4 Community Comments, Facebook Comments

  1. dwyer says:

    Jason,

    Do you ever try to call in and ask these questions directly?

  2. FrankUnderwood says:

    Now if only good God-fearing, (fertilized) egg loving, homo hating, gun-toting, white Anglo Saxon Christian men and their submissive wives could redeem those school vouchers at gun shows, all would be well.

  3. Republican 36 says:

    Ms. Woods views on the Common Core standards are off base and without foundation. She will tell everyone that the Common Core is a federal government plot to take over our K-12 school system. The truth is about 45 states banded together to develope and support the Common Core standards. The standards were not developed at the behest of the Obama administraiton or any of the federal executive agencies. One of the primary pruposes of the standards is to insure colleges and universities know what they are getting when a student applies for admission from high school. For example, if a student at Denver East High School applies to Duke University and the applicant has been met the common core standards, Duke knows what they are getting. 
    The standards are a practical way to insure students meet a certain benchmark of knowledge for their coming life and it gives institutions of higher education a yardstick to judge prospective freshmen. The conservative paranoia over the standards is just another one of their conspiracy theories that has nothing to support it.

    • SayingItLikeItIs says:

      The truth is about 45 states banded together to develope and support the Common Core standards. - 

      Kind of . . . governers with a push from private foundations decided to start working together on common standards. 

      One of the primary pruposes of the standards is to insure colleges and universities know what they are getting when a student applies for admission from high school.

      Schools already had the SAT and ACT for most of this.

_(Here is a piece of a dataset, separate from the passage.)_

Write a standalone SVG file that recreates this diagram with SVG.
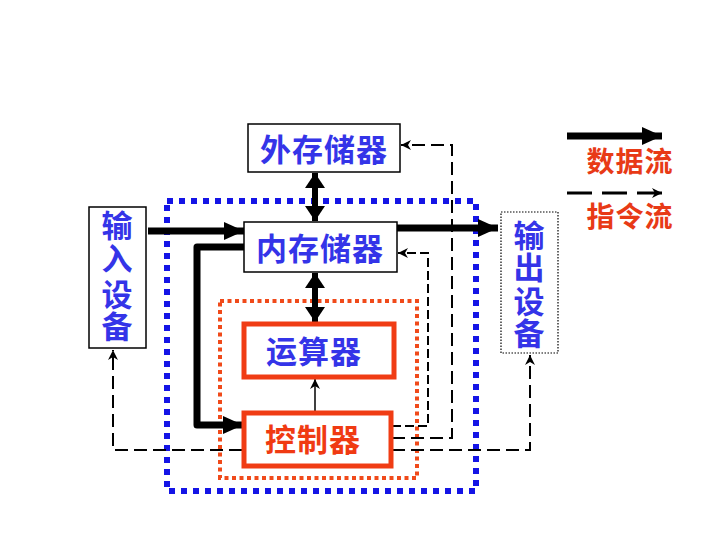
<svg xmlns="http://www.w3.org/2000/svg" width="720" height="540" viewBox="0 0 720 540">
<defs>
<style>
.box{fill:#fff;stroke:#000;stroke-width:1.5}
.obox{fill:#fff;stroke:#000;stroke-width:1.2;stroke-dasharray:1.5 1.5}
.rbox{fill:#fff;stroke:#F03C14;stroke-width:5}
.t{font-family:"Liberation Sans","Noto Sans CJK SC",sans-serif;font-weight:bold;text-anchor:middle}
.tb{fill:#3434E8;font-size:31px}
.tr{fill:#F03A12;font-size:31px}
.tl{fill:#E83A16;font-size:28px}
.thick{fill:none;stroke:#000;stroke-width:7;stroke-linejoin:round}
.dash{fill:none;stroke:#000;stroke-width:2;stroke-dasharray:13 6}
.dash2{fill:none;stroke:#000;stroke-width:2;stroke-dasharray:9 4}
</style>
<marker id="big" markerUnits="userSpaceOnUse" markerWidth="22" markerHeight="20" refX="20" refY="9" orient="auto">
<path d="M0,0 L20,9 L0,18 z" fill="#000"/>
</marker>
<marker id="big2" markerUnits="userSpaceOnUse" markerWidth="22" markerHeight="22" refX="15" refY="10" orient="auto-start-reverse">
<path d="M0,0 L15,10 L0,20 z" fill="#000"/>
</marker>
<marker id="small" markerUnits="userSpaceOnUse" markerWidth="12" markerHeight="12" refX="10" refY="5" orient="auto">
<path d="M0,0 L10,5 L0,10 L3,5 z" fill="#000"/>
</marker>
</defs>

<g id="outer-frame">
<rect x="167" y="201" width="309" height="290" fill="none" stroke="#1414E6" stroke-width="6" stroke-dasharray="6 6"/>
</g>
<g id="cpu-frame">
<rect x="220" y="301" width="197" height="177" fill="none" stroke="#F04A1A" stroke-width="4" stroke-dasharray="4 3.5"/>
</g>

<g id="connectors">
<path class="dash" d="M242,450 H113 V350" marker-end="url(#small)"/>
<path class="dash" d="M392,450 H530 V355" marker-end="url(#small)"/>
<path class="dash" d="M392,438 H452 V145 H401" marker-end="url(#small)"/>
<path class="dash2" d="M392,426 H428 V253 H398" marker-end="url(#small)"/>
<line x1="315" y1="412" x2="315" y2="379" stroke="#000" stroke-width="1.5" marker-end="url(#small)"/>
<line class="thick" x1="148" y1="231" x2="244" y2="231" marker-end="url(#big)"/>
<line class="thick" x1="397" y1="228" x2="498" y2="228" marker-end="url(#big)"/>
<path class="thick" d="M244,247 H197 V425 H243" marker-end="url(#big)"/>
<line x1="315" y1="173" x2="315" y2="221" stroke="#000" stroke-width="6" marker-start="url(#big2)" marker-end="url(#big2)"/>
<line x1="315" y1="273" x2="315" y2="322" stroke="#000" stroke-width="6" marker-start="url(#big2)" marker-end="url(#big2)"/>
</g>

<g id="ext-mem">
<rect class="box" x="248" y="124" width="152" height="48"/>
<text class="t tb" x="324" y="161" letter-spacing="1">外存储器</text>
</g>
<g id="int-mem">
<rect class="box" x="244" y="222" width="153" height="50"/>
<text class="t tb" x="320" y="260" letter-spacing="1">内存储器</text>
</g>
<g id="input">
<rect class="box" x="89" y="207" width="57" height="141"/>
<text class="t tb" x="117" y="237">输</text>
<text class="t tb" x="117" y="270">入</text>
<text class="t tb" x="117" y="306">设</text>
<text class="t tb" x="117" y="338">备</text>
</g>
<g id="output">
<rect class="obox" x="501" y="212" width="57" height="141"/>
<text class="t tb" x="529" y="247">输</text>
<text class="t tb" x="529" y="279">出</text>
<text class="t tb" x="529" y="313">设</text>
<text class="t tb" x="529" y="345">备</text>
</g>
<g id="alu">
<rect class="rbox" x="244" y="324" width="150" height="53"/>
<text class="t tb" x="314" y="363" letter-spacing="1">运算器</text>
</g>
<g id="ctrl">
<rect class="rbox" x="244" y="413" width="147" height="53"/>
<text class="t tr" x="313" y="451" letter-spacing="1">控制器</text>
</g>

<g id="legend">
<line x1="567" y1="136" x2="662" y2="136" stroke="#000" stroke-width="7" marker-end="url(#big)"/>
<text class="t tl" x="630" y="172" letter-spacing="1">数据流</text>
<line x1="567" y1="193" x2="662" y2="193" stroke="#000" stroke-width="3" stroke-dasharray="25 10" marker-end="url(#small)"/>
<text class="t tl" x="630" y="227" letter-spacing="1">指令流</text>
</g>
</svg>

The biggest challenge was not having writing on those tests. 

      Don't get me wrong, the standards aren't the issue to me. My issue is how will the standards be used? Who is making money off of them (testing companies, curriculum development, technology complanies, etc.) and to what beneft? The last is using high-stakes tests (part of Common Core or not) being used to evaluate teachers when evidence is clear is that students' scores is not a valid indicator of teacher effectiveness.